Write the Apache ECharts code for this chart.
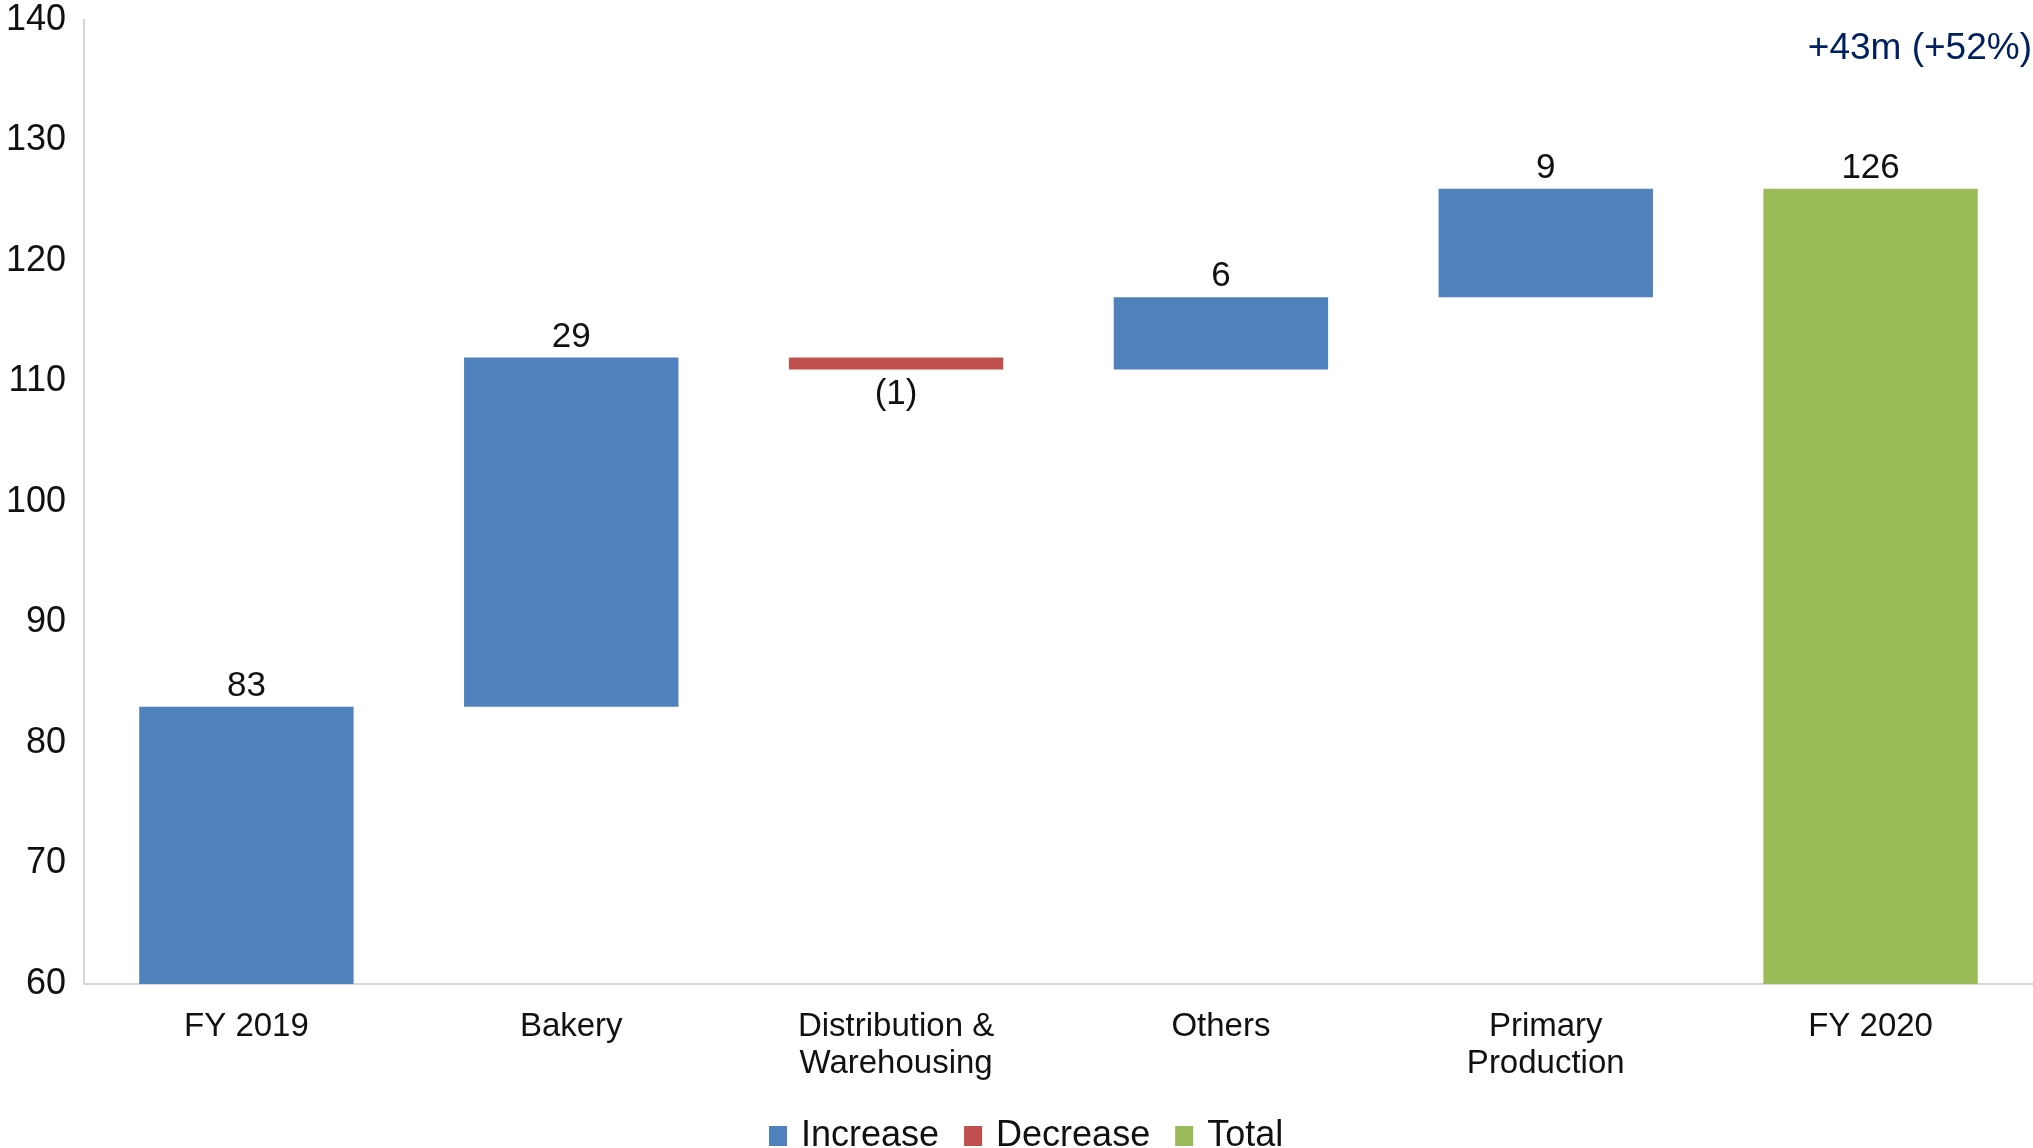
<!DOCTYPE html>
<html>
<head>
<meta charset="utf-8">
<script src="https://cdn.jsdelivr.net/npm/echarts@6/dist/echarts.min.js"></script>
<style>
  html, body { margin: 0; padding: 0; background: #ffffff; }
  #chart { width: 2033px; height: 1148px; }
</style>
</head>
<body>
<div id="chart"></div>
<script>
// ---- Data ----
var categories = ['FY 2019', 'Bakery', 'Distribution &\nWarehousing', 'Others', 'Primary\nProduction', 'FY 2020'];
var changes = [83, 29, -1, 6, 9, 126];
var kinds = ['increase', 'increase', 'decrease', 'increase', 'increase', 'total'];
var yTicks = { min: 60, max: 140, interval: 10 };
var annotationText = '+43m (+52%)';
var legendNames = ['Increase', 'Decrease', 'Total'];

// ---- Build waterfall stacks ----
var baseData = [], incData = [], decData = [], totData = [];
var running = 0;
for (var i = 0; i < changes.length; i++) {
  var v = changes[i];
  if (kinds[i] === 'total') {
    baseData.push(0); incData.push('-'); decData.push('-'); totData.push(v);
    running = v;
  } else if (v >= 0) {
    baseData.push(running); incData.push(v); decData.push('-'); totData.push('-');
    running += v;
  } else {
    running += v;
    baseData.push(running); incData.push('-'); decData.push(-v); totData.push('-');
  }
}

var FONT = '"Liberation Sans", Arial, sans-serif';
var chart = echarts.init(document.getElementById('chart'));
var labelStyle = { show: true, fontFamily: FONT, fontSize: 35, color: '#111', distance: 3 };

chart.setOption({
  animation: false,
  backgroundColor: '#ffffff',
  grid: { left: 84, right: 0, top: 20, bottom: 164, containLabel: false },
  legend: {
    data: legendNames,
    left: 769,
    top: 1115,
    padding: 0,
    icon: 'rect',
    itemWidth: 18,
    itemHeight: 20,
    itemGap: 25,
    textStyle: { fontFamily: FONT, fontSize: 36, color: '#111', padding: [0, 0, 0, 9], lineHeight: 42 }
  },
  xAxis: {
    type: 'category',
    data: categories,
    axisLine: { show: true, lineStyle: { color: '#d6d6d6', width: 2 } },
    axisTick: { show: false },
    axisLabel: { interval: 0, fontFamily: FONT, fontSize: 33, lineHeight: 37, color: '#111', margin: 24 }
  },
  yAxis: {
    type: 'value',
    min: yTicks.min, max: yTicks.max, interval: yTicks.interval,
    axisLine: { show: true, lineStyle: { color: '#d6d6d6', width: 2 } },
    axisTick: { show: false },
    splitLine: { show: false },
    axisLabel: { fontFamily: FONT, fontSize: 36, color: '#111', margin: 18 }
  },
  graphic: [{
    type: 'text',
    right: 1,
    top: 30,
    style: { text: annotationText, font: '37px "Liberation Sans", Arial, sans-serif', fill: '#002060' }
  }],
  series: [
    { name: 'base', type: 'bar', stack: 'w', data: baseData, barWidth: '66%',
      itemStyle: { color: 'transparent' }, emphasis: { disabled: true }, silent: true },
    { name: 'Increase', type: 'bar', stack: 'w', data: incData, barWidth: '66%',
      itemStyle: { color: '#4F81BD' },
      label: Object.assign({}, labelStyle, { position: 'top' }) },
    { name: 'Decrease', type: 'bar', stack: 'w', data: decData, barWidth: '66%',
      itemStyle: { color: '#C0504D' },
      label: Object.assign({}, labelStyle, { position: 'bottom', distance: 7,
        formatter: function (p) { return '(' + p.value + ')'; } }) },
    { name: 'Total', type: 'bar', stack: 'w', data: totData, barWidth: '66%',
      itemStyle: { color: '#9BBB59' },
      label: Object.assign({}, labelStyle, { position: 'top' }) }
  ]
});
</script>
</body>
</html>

══════════════════════════════

Copy nothing but the lines from the top of the data down to the line containing "color: '#111', distance: 3", and leave the pictures out.

__Solution for this problem__:
Write the Apache ECharts code for this chart.
<!DOCTYPE html>
<html>
<head>
<meta charset="utf-8">
<script src="https://cdn.jsdelivr.net/npm/echarts@6/dist/echarts.min.js"></script>
<style>
  html, body { margin: 0; padding: 0; background: #ffffff; }
  #chart { width: 2033px; height: 1148px; }
</style>
</head>
<body>
<div id="chart"></div>
<script>
// ---- Data ----
var categories = ['FY 2019', 'Bakery', 'Distribution &\nWarehousing', 'Others', 'Primary\nProduction', 'FY 2020'];
var changes = [83, 29, -1, 6, 9, 126];
var kinds = ['increase', 'increase', 'decrease', 'increase', 'increase', 'total'];
var yTicks = { min: 60, max: 140, interval: 10 };
var annotationText = '+43m (+52%)';
var legendNames = ['Increase', 'Decrease', 'Total'];

// ---- Build waterfall stacks ----
var baseData = [], incData = [], decData = [], totData = [];
var running = 0;
for (var i = 0; i < changes.length; i++) {
  var v = changes[i];
  if (kinds[i] === 'total') {
    baseData.push(0); incData.push('-'); decData.push('-'); totData.push(v);
    running = v;
  } else if (v >= 0) {
    baseData.push(running); incData.push(v); decData.push('-'); totData.push('-');
    running += v;
  } else {
    running += v;
    baseData.push(running); incData.push('-'); decData.push(-v); totData.push('-');
  }
}

var FONT = '"Liberation Sans", Arial, sans-serif';
var chart = echarts.init(document.getElementById('chart'));
var labelStyle = { show: true, fontFamily: FONT, fontSize: 35, color: '#111', distance: 3 };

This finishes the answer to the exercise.